Het is een grof misbruik profane populaire muziek ten gehore te brengen tijdens een uitvaart of een huwelijk. Ik zou zelfs niet aarzelen het heiligschennend te noemen. Er wordt namelijk geen eer gebracht aan God; er wordt eer gebracht aan de overledene die die muziek mooi vond of aan het bruidspaar dat zichzelf ook in de kerk het middelpunt van de bijeenkomst acht. Dit is de wereld op zijn kop. Voor gelovige mensen is de kerk de plaats waar het om God draait: waar een bruidspaar zijn huwelijk sluit voor God en Hem op zijn zegen vraagt; waar een overledene aan Gods barmhartigheid wordt aanbevolen en voor de achterblijvenden om Gods troost en kracht wordt gevraagd.
Het modernisme (de mens centraal zelfs in de kerk) heeft het geloof van de mensen uitgehold en de priesters hebben daaraan meegeholpen door geen weerstand te bieden. Omwille van de lieve vrede, omwille van populariteit, omwille van het geld heeft men Gods eer verkocht en ingeruild voor goedkope mensendienst. Maar die mensendienst kunnen de voormalige gelovigen net zo goed of beter vinden in de crematoria en uitvaartcentra en daar gaan ze dan ondertussen ook massaal naar toe. Toch zijn er nog steeds onnozele priesters en zelfs bisschoppen, die vinden dat ze door moeten gaan met de ongelovigen of half-gelovigen in de kerk tevreden te stellen: kijk eens hoe aardig en begrijpend wij zijn. Wij zijn niet zoals die conservatieven…… Het zal niet baten. Integendeel, het stoot de jonge mensen af die echt geloven en die op zoek zijn naar een kerk die doet wat ze moet doen.
Wat was nu de aanleiding van bovenstaand stukje? Wel, een bericht in het ED dat er in de ziekenhuiskapel in Helmond afgelopen zondagmiddag een kerkdienst was rond hedendaagse muziek uit de Top 2000. Het idee kwam van ds Corine Beeuwkes en pastoor John van de Laar. Ze vierden hiermee de week voor de eenheid.

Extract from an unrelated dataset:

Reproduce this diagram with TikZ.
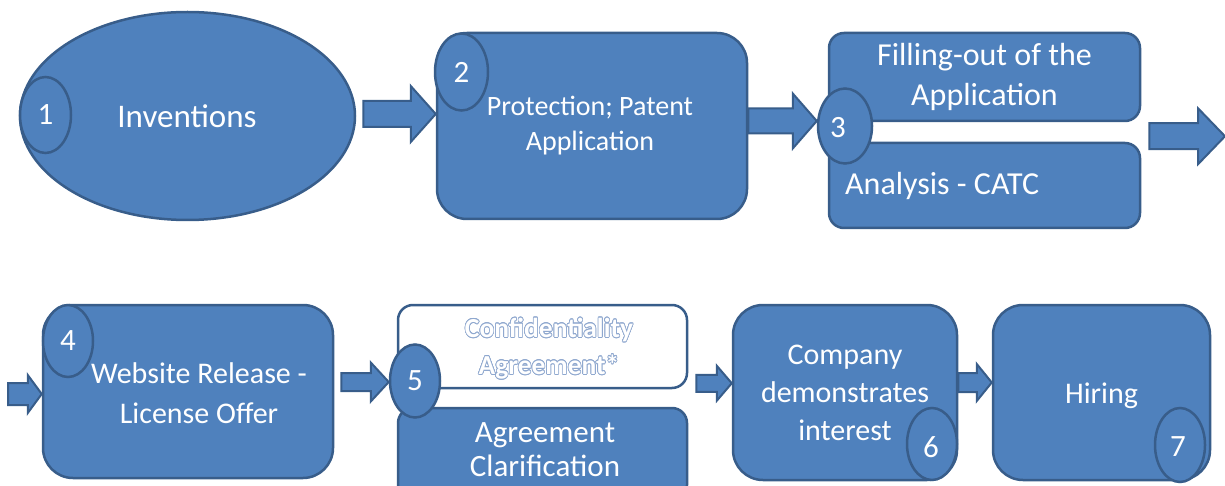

Van de Laar vindt volgens krant dat “het lied Mag ik dan bij jou zijn van Claudia de Breij een religieuze lading heeft”. Maar de tekst kan natuurlijk net zo goed doelen op de “vrouw” van Claudia, die naar mijn weten zelf niet religieus is. Van de Laar noemt het gebruik van niet kerkelijke muziek ‘geen punt’. “De Damiaanparochie heeft daar geen moeite mee”, stelde hij. Nou de Petrusparochie in Uden waar van de Laar nu benoemd is, had dat tot voor kort onder de vorige pastoor wel. Dat belooft niet veel goeds. De krant voegt eraan toe, dat hij daarmee afstand neemt van behoudende katholieke bisschoppen en priesters die vinden dat alleen kerkelijke muziek in de liturgie gebruikt mag worden.
Ik ben dit eindeloze gehakketak grondig beu. Ik zou van de Laar willen vragen: geef mij eens één enkele tekst uit officiële teksten van de Kerk die je standpunt zouden kunnen rechtvaardigen. Hij zal die niet vinden. Het zijn modernistische, niet katholieke opvattingen over de liturgie die hem daartoe brengen. Daarom vind ik ook dat uit dat laatste zinnetje in de krant het woord “behoudende” moet worden verwijderd. Dan staat er: van de Laar neemt afstand van de katholieke bisschoppen en priesters….
Al met al vraag ik mij af – en ik niet alleen – of wij en die modernistische bisschoppen, priesters en gelovigen nog wel in dezelfde Kerk zitten. Worden we nog verbonden door de noodzakelijke banden van het ene geloof, van dezelfde sacramenten en hetzelfde apostolische bestuur?